Publish Date : 2023-08-28
Tiburon tech firm wins $12M verdict against Singapore-based behemoth
A small tech company in Tiburon has won a verdict of more than $12 million against a Singapore company it sued for alleged breach of contract and “extortionate demands.” FiTeq Inc., a 23-member firm that specializes in credit card data security, filed the lawsuit in 2013 against Venture Corp. and a subsidary company. Venture provided engineering services and manufacturing for FiTeq’s breach-resistant credit cards. As part of the deal, Venture received about 15 percent of FiTeq’s common stock and a seat on its board, according to the lawsuit. Venture repeatedly missed deadlines and failed its obligations under the work agreement, the lawsuit alleged. FiTeq alleged that the setbacks were detrimental to its business commitments. Venture, upon which FiTeq was “wholly dependent” for its success, tried to renegotiate its deal for a $9 million payment and another $20 million for a minimum order of a million cards per month, the lawsuit said.
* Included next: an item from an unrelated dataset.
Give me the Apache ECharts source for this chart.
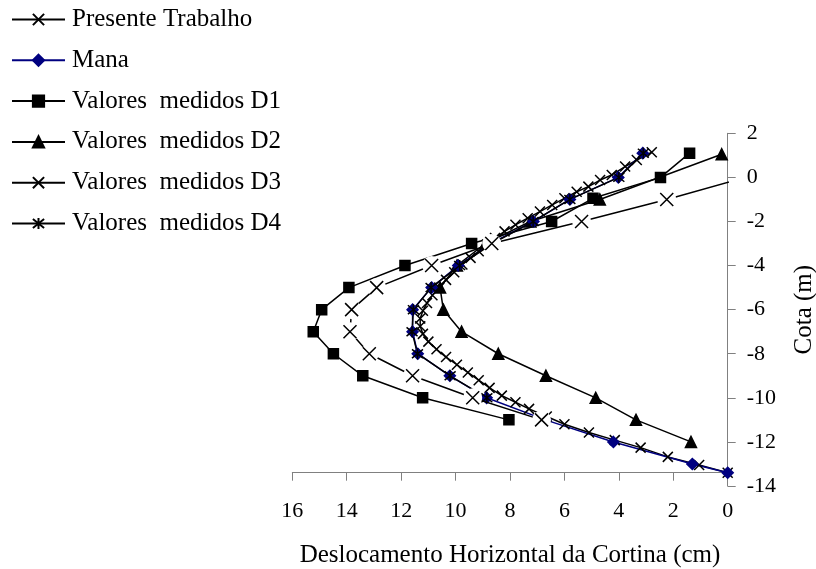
<!DOCTYPE html>
<html>
<head>
<meta charset="utf-8">
<script src="https://cdn.jsdelivr.net/npm/echarts@6/dist/echarts.min.js"></script>
<style>
html,body{margin:0;padding:0;background:#fff;}
#chart{width:816px;height:569px;}
</style>
</head>
<body>
<div id="chart"></div>
<script>
// ---- data (x = Deslocamento horizontal [cm], y = Cota [m]) ----
const seriesNames = ['Presente Trabalho', 'Mana', 'Valores  medidos D1', 'Valores  medidos D2', 'Valores  medidos D3', 'Valores  medidos D4'];

const presenteDesloc = [2.79,3.34,3.77,4.26,4.69,5.12,5.55,6.0,6.45,6.9,7.35,7.8,8.2,8.55,8.85,9.15,9.45,9.75,10.05,10.35,10.6,10.85,11.05,11.2,11.3,11.3,11.2,11.0,10.7,10.35,9.95,9.55,9.15,8.75,8.3,7.8,7.3,6.65,6.0,5.1,4.15,3.2,2.2,1.05,0];
const presenteCota = [1.14,0.79,0.49,0.11,-0.12,-0.42,-0.65,-0.95,-1.25,-1.55,-1.85,-2.15,-2.45,-2.75,-3.05,-3.35,-3.65,-3.95,-4.3,-4.65,-5.0,-5.35,-5.7,-6.05,-6.4,-6.75,-7.1,-7.45,-7.8,-8.15,-8.5,-8.85,-9.2,-9.55,-9.9,-10.2,-10.5,-10.85,-11.2,-11.57,-11.92,-12.26,-12.68,-13.05,-13.4];

const manaDesloc = [3.12,4.02,5.8,7.14,8.7,9.9,10.88,11.58,11.58,11.39,10.21,8.86,6.7,4.2,1.3,0];
const manaCota = [1.1,0,-1,-2,-3,-4,-5,-6,-7,-8,-9,-10,-11,-12,-13.0,-13.4];

const d1Desloc = [1.4,2.47,4.95,6.47,9.41,11.86,13.92,14.92,15.23,14.49,13.41,11.21,8.04];
const d1Cota = [1.1,0,-0.95,-2,-3,-4,-5,-6,-7,-8,-9,-10,-11];

const d2Desloc = [0.22,4.7,7.25,8.9,9.95,10.57,10.45,9.78,8.43,6.68,4.85,3.37,1.35];
const d2Cota = [1.05,-1,-2,-3,-4,-5,-6,-7,-8,-9,-10,-11,-12];

const d3Desloc = [-0.65,2.24,5.37,8.67,10.88,12.9,13.82,13.88,13.17,11.58,9.37,6.84];
const d3Cota = [0,-1,-2,-3,-4,-5,-6,-7,-8,-9,-10,-11];

const d4Desloc = [3.1,4.0,5.8,7.15,8.65,9.85,10.9,11.55,11.6,11.4,10.2,8.85];
const d4Cota = [1.1,0,-1,-2,-3,-4,-5,-6,-7,-8,-9,-10];

const xTicks = [0,2,4,6,8,10,12,14,16];
const yTicks = [-14,-12,-10,-8,-6,-4,-2,0,2];

// ---- build ----
const pairs = (xs, ys) => xs.map((x, i) => [x, ys[i]]);
const FONT = "'Liberation Serif','Times New Roman',serif";
const X_SYM = 'path://M0,0L10,10M10,0L0,10';
const STAR_SYM = 'path://M1,1L9,9M9,1L1,9M5,0L5,10';

function lineSeries(name, data, color, symbol, size, extra) {
  return Object.assign({
    name: name,
    type: 'line',
    data: data,
    symbol: symbol,
    symbolSize: size,
    showSymbol: true,
    clip: true,
    lineStyle: { color: color, width: 1.5 },
    itemStyle: { color: color, borderColor: color, borderWidth: 1.5, opacity: 1 },
    emphasis: { disabled: true },
    animation: false
  }, extra || {});
}

const chart = echarts.init(document.getElementById('chart'), null, { renderer: 'canvas' });

const option = {
  backgroundColor: '#ffffff',
  animation: false,
  legend: {
    orient: 'vertical',
    left: 11,
    top: 7,
    padding: 0,
    itemWidth: 53,
    itemHeight: 14,
    itemGap: 15.8,
    data: seriesNames,
    selectedMode: false,
    textStyle: { fontFamily: FONT, fontSize: 25, color: '#000', lineHeight: 24, padding: [0, 0, 0, 2] }
  },
  grid: { left: 292.3, right: 88.3, top: 133.3, bottom: 83, containLabel: false, outerBoundsMode: 'none' },
  xAxis: {
    type: 'value',
    inverse: true,
    min: xTicks[0],
    max: xTicks[xTicks.length - 1],
    interval: 2,
    position: 'bottom',
    offset: -13.3,
    name: 'Deslocamento Horizontal da Cortina (cm)',
    nameLocation: 'middle',
    nameGap: 70,
    nameTextStyle: { fontFamily: FONT, fontSize: 25, color: '#000' },
    axisLine: { onZero: false, lineStyle: { color: '#808080', width: 1 } },
    axisTick: { show: true, inside: false, length: 8, lineStyle: { color: '#808080' } },
    axisLabel: { fontFamily: FONT, fontSize: 22, color: '#000', margin: 28 },
    splitLine: { show: false }
  },
  yAxis: {
    type: 'value',
    position: 'right',
    min: yTicks[0],
    max: yTicks[yTicks.length - 1],
    interval: 2,
    name: 'Cota (m)',
    nameLocation: 'middle',
    nameRotate: 90,
    nameGap: 64,
    nameTextStyle: { fontFamily: FONT, fontSize: 25, color: '#000' },
    axisLine: { show: true, onZero: false, lineStyle: { color: '#808080', width: 1 } },
    axisTick: { show: true, inside: false, length: 8, lineStyle: { color: '#808080' } },
    axisLabel: { fontFamily: FONT, fontSize: 22, color: '#000', margin: 19 },
    splitLine: { show: false }
  },
  series: [
    lineSeries(seriesNames[2], pairs(d1Desloc, d1Cota), '#000', 'rect', 10, { z: 2 }),
    lineSeries(seriesNames[3], pairs(d2Desloc, d2Cota), '#000', 'triangle', 11, { z: 2 }),
    lineSeries(seriesNames[0], pairs(presenteDesloc, presenteCota), '#000', X_SYM, 10, { z: 3 }),
    lineSeries(seriesNames[1], pairs(manaDesloc, manaCota), '#000080', 'diamond', 11, { z: 3 }),
    lineSeries(seriesNames[5], pairs(d4Desloc, d4Cota), '#000', STAR_SYM, 11, { z: 3 }),
    lineSeries(seriesNames[4], pairs(d3Desloc, d3Cota), '#000', X_SYM, 13, { z: 4, showSymbol: false }),
    {
      name: '_d3mask',
      type: 'scatter',
      data: pairs(d3Desloc, d3Cota),
      symbol: 'circle',
      symbolSize: 19,
      itemStyle: { color: '#ffffff', opacity: 1 },
      silent: true,
      z: 5,
      animation: false
    },
    {
      name: seriesNames[4],
      type: 'scatter',
      data: pairs(d3Desloc, d3Cota),
      symbol: X_SYM,
      symbolSize: 13,
      itemStyle: { color: '#000', borderColor: '#000', borderWidth: 1.5, opacity: 1 },
      silent: true,
      z: 6,
      animation: false
    }
  ]
};
chart.setOption(option);
</script>
</body>
</html>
FiTeq also alleged that Venture declined to return cards and materials after the work agreement was terminated. “In this fashion, Venture demanded to be paid far more than twice for work it had not done once,” the lawsuit said. “Even today, Venture holds FiTeq property hostage to an extortionate financial demand.” Venture denied wrongdoing. After several years of litigation and settlement talks, the case went to trial in federal court in San Jose. The trial lasted 11 days and ended with a jury verdict on Jan. 24 in FiTeq’s favor. The jury awarded $8.6 million to FiTeq for out-of-pocket expenses it incurred. It also awarded prejudgment interest, which Spencer Hosie, lead attorney for the plaintiff, estimated at $4 million. The jury also awarded Venture $77,563 for 2,140 Citibank prototype cards it provided to FiTeq and $303,900 for inventory remaining after the cancellation of the work agreement. Hosie said the cost to Venture could be about $23 million if it files an appeal, which could take more than a year to resolve. “In addition, there is a mandatory fee and cost shifting provision under the contract. The loser pays the other side’s fees and costs,” Hosie said. “Not sure that Venture understands the old maxim: When you are in (a) hole, the first thing you do is stop digging.” Lawyers for Venture Corp. did not respond to a request for comment. Venture Corp. has about 12,000 employees worldwide and generates more than $2 billion a year in annual revenue.